Advancements in radio communication technologies have permitted the development and deployment of many types of radio communication systems, providing for new types of radio communication services, at lowered costs, and at greater communication throughputs. Increasing numbers of users make regular use of radio communication systems through which to communicate pursuant to performance of many varied communication services, and their use is becoming an increasingly pervasive aspect of every day life.
Exemplary radio communication systems include, for instance, cellular communication systems, WLAN (Wireless Local Area Network) systems, and WiFi (Wireless Fidelity) network systems. Each of these exemplary systems provide for radio communications with wireless devices, referred, variously, as mobile stations, mobile nodes, access terminals, etc. The wireless devices regularly are of dimensions and weights permitting of their portability. That is to say, a user need not be positioned at a fixed location at which the wireless device is positioned to permit its use. Rather, the wireless device is typically, readily moveable between different locations to be operated pursuant to performance of communication services at the different locations as well as, also, operated as the wireless device is carried between the different locations. A wireless device must, of course, be constructed to permit its operation to communicate by way of a particular communication system. Operating standards promulgated by standard-setting bodies define, for many such radio communication systems, operational capabilities, procedures, and protocols pursuant to which the wireless devices must conform in order to permit their use pursuant to performance of a communication service.
As successive generations of operating standards proliferate, a wireless device is sometimes constructed to be operable in conformity with multiple communication standards associated with a single radio communication system-type. And with convergence of communication technologies increasingly permits similar, or identical, communication services are increasingly able to be performed by different communication system-types. And, correspondingly, there is demand for wireless devices capable of communicating by way of more than one communication system-type. For instance, a multi-mode device capable of communicating by way of both a cellular communication system network and by way of a WiFi network provides a user with the capability of communicating by way of both a cellular communication system and by way of a WiFi network. Other multi-mode, wireless devices provide a user with the ability to communicate by way of other combinations of communication systems.
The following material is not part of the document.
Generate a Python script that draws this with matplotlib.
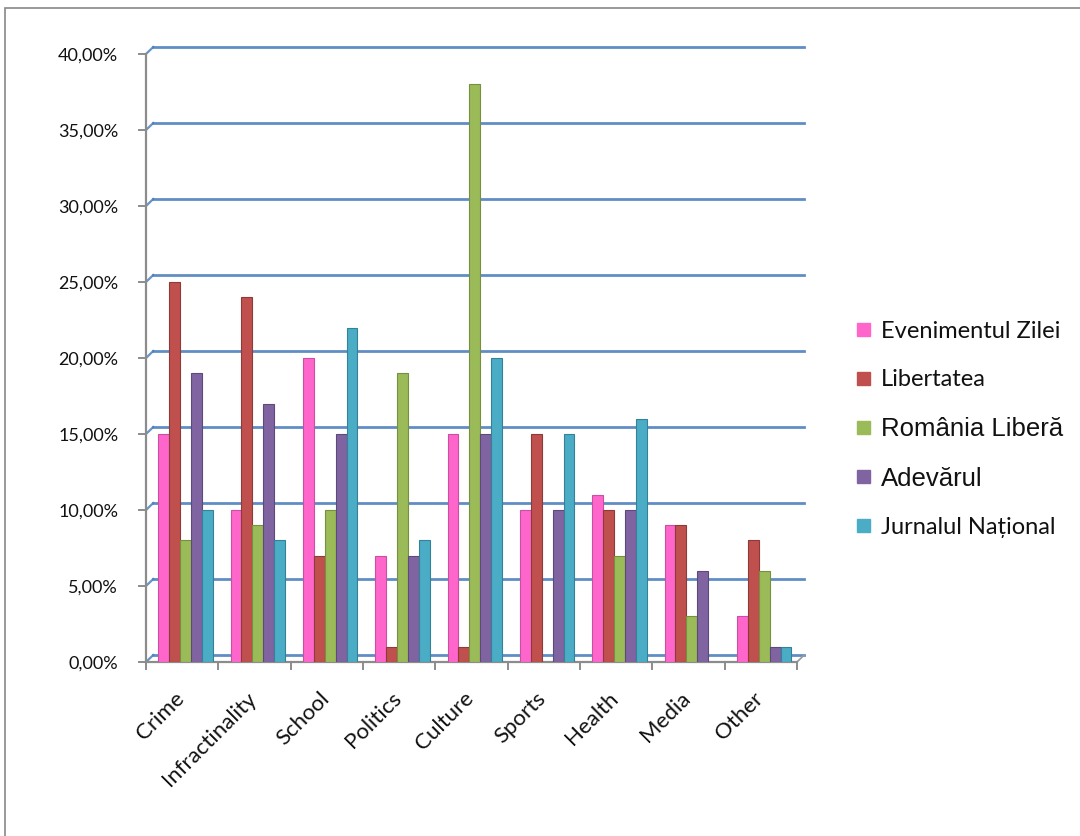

Operating procedures and protocols have promulgated, and others are undergoing promulgation, with respect to various aspects of interoperability between different communication systems. Interoperability between systems provides, for instance, procedures related to seamless transfer of communications between the respective communication systems. UMA/GAN (Unlicensed Mobile Access/Generic Access Network) standard promulgations, e.g., provide for seamless roaming operations and communication handovers between 3GPP (3rd Generation Partnership Project), cellular based stations and IP (Internet Protocol) networks. IP networks include, for instance, the aforementioned WiFi network systems. While the existing promulgation provides for communication of data frames, an existing promulgation fails to provide for efficient segmentation of data. Such inefficiency reduces the communication efficiency and corresponding communication throughput capabilities during performance of a communication service. In particular, in a UMA/GAN system, layer 3 packets are forwarded over an IP connection using UMA/GAN protocols. As in cellular-system counterparts, application level data is segmented into SNDCP frames, and the SNDCP frames are packaged into LLC frames. An LLC frame is of a maximum size of an N201-U value, specified in the 3GPP operating specification. By default, such value is 500 bytes. And, in a UMA/GAN system, a user-data, LLC frame is packaged into one GA-PSR-UNITDATA frame, and each of such frames is sent over an IP link via a UDP packet. The use of a low N201-U value, e.g., the 500 byte size value, is additionally inefficient as each application layer packet may be segmented into several SNDCP frames. With the addition of multiple levels of packet headers, significant amounts of overhead is required, resulting in communication inefficiencies.
If a manner could be provided by which more efficiently to provide for the communication of the data, such as through use of larger frame-sizes, improved communication efficiencies and throughput would be permitted.
It is in light of this background information related to communication of data in a radio communication system that the significant improvements of the present invention have evolved.